From what I’ve seen of other HTML5 roguelikes, saving state seems to be a unique feature of my roguelike. I don’t see anyone else doing it.

Combat

I think the final combat mechanics are fairly interesting. It’s all based on identity discs and corruption (see the help in the game for more information). There are two kinds of attacks that any creature in the game can do: melee (bash with your disc) and ranged (throw your disc). I created three different AIs to make use of these, bringing in four different monster classes. Note, I consider these game spoilers.

The eight final, identical bosses of the game have a slightly custom AI, making them sort of like another class on their own. They’re the “T” monsters in the screenshot above. I won’t describe it here because I still want there to be some sort of secret. :-)

Corruption

Corruption was actually something I came up with late in the week, and I’m happy with out it turned out. It makes for more interesting combat tactics (see above) and I think it really adds some flavor. Occasionally when you move over corrupted (green) tiles, you will notice the game’s interface being scrambled for a turn.

rot.js

I ended up using rot.js to handle field-of-view calculations, path finding, and dungeon generation. These are all time consuming to write and there really is no reason to implement your own for the first two. I would have liked to do my own dungeon generation, but rot.js was just so convenient for this that I decided to skip it. The downside is that my dungeons will look like the dungeons from other games.

Path finding was critical not only for monsters but also automatic exploration. Even though it’s quirky, I’m really happy with how it turned out. Personally, one of the most tiring parts of some roguelikes is just manually navigating around empty complex corridors. Good gameplay is all about a long series of interesting decisions. Choosing right or left when exploring a map is generally not an interesting decision, because there’s really no differentiating them. Auto-exploration is a useful way to quickly get the player to the next interesting decision. In my game, you generally only need to press a directional navigation key when you’re engaged in combat.

Help Screen

I’m really happy with how my overlay screens turned out, especially the keyboard styling.
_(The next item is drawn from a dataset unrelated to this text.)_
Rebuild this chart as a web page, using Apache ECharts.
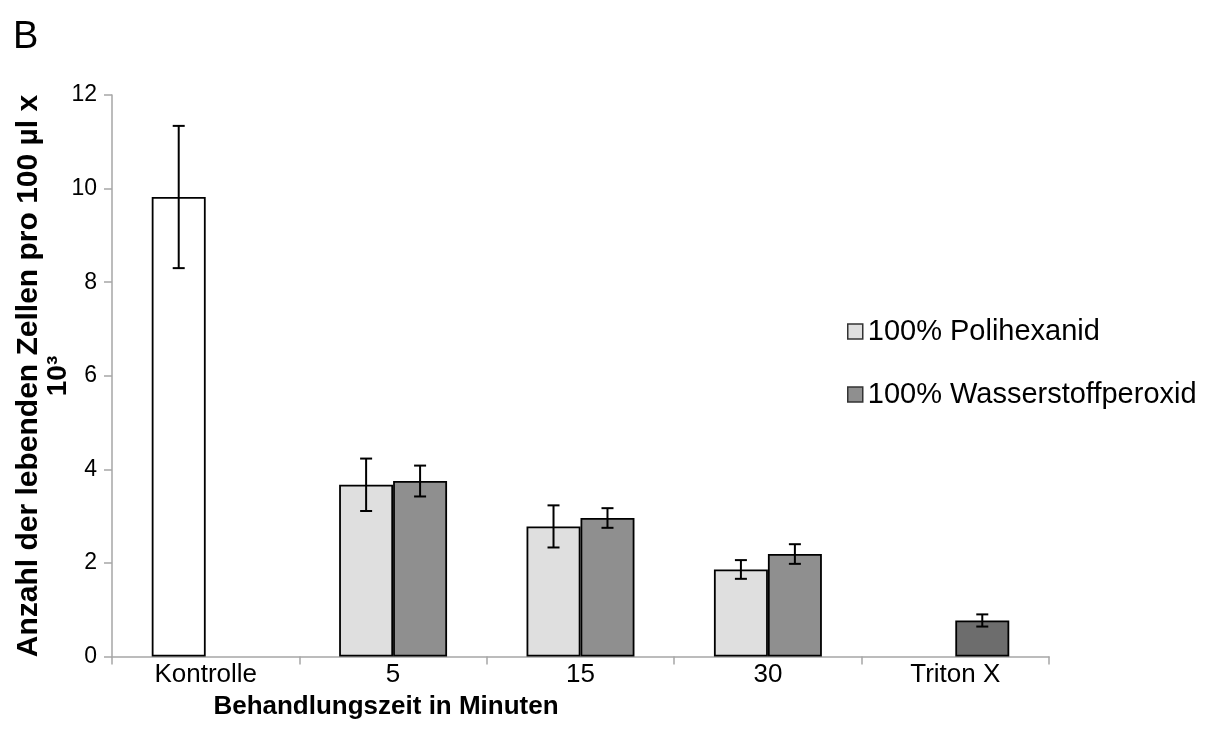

I’m talking about the help screen, control screen, and end-game screen. Since this is the very first thing presented to the user, I felt it was important to invest time into it. First impressions are everything.

What Went Wrong

The game is smaller than I originally planned. Monsters have unused stats and slots on them not displayed by the interface. A look at the code will reveal a lot of openings I left for functionality not actually present. I originally intended for 10 dungeon levels, but lacking a variety of monster AIs, which are time consuming to write, I ended up with 6 dungeon levels.

User Interfaces

My original healing mechanic was going to be health potions (under a different, thematic name), with no heal-over-time. As I was nearing the end of the week I still hadn’t implemented items, so this got scrapped for a heal-on-level mechanic and an easing of the leveling curve. Everything was in place for implementing items, and therefore healing potions, except for the user interface. This was a common situation: the UI being the hardest part of any new feature. Writing an inventory management interface was going to take too much time, so I dropped it.

Also dumped due to the lack of time to implement an interface for it was some kind of spell mechanic. Towards the end I did squeeze in ranged attacks, but this was out of necessity of real combat mechanics.

There’s no race (Program, User, etc) and class (melee, ranged, etc.) selection, not even character name selection. This is really just another user interface thing.

There are no stores/merchants because these are probably the hardest to implement interfaces of all!

Game Balance

I’m also not entirely satisfied with the balance. The early game is too easy and the late game is probably too hard. The difficulty ramps up quickly in the middle. Fortunately this is probably better than the reverse: the early game is too hard and the end game is too easy. Early difficulty won’t be what’s scaring off anyone trying out the game — instead, that would be boredom! Generally if you find a level too difficult, you need to retreat to the previous level and grind out a few more levels. This turns out to be not very interesting, so there needs to be less of it.

Fixing this would take a lot more play-testing — also very time-consuming. At the end of the week I probably spent around six hours just playing legitimately (i.e. not cheating), and having fun doing so, but that still wasn’t enough. The very end of the game with the final bosses is quite challenging, so to test that part in a reasonable time-frame I had to cheat a bit.

Code Namespacing

My namespaces are messy. This was the largest freestanding (i.e. not AngularJS) JavaScript application I’ve done so far, and it’s the first one where I could really start to appreciate tighter namespace management. This lead to more coupling between different systems than was strictly necessary.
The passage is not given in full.